In light of the Rangers' ongoing rebuild, Leclerc is in a similar position to the one Brad Hand was in this time last year. He was fresh off signing a three-year extension, yet the Padres still traded him months later. Perhaps the Rangers will ultimately do the same with Leclerc.
Toronto Blue Jays: RHP Marcus Stroman
After publicly expressing dismay with his contract situation in February, Marcus Stroman has gotten started on pitching his way off the Toronto Blue Jays in 2019.
Through three spring outings, the 27-year-old righty has racked up a 2.25 ERA while allowing only four hits and a walk in eight innings. He's struck out seven.
This signals that Stroman may be ready to return to form following a brutal 2018 season. It began with shoulder inflammation during spring training, and he never really got on track en route to a 5.54 ERA over 19 starts. This was after he broke out with a 3.09 ERA over 201 innings in 2017.

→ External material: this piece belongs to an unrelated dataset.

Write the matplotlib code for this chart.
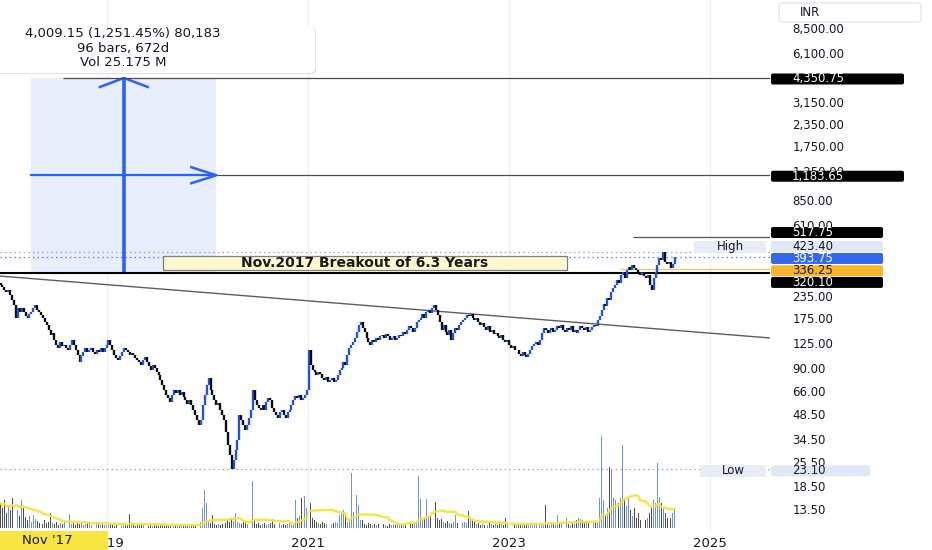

Stroman is controlled through 2020, so the Blue Jays don't have to move him anytime soon. But since they're rebuilding and he's apparently disgruntled, it'll be an easy call to do just that if he stays on his current trajectory.
Washington Nationals: SS Carter Kieboom
Save for a late-inning reliever and perhaps insurance for their Bryce Harper-less outfield, the Washington Nationals don't have any glaring needs going into 2019.
Still, Carter Kieboom might not want to get too comfortable.
The 21-year-old presently has all sorts of value on account of two things. One is that he's MLB.com's No. 25 prospect. Another is that he's boosting his stock with a 1.373 OPS and three homers (including two off Justin Verlander on Tuesday) through 14 spring games.
However, it'll be tough for Kieboom to crack the Nationals infield in 2019. They're set with Anthony Rendon, Trea Turner, Brian Dozier and Ryan Zimmerman around the horn.
Next season will be a different story, as Kieboom could slot into holes left by Rendon, Dozier or Zimmerman if they depart as free agents. But if any glaring needs do manifest between now and then, the Nats may just as soon trade him for the sake of their World Series pursuit.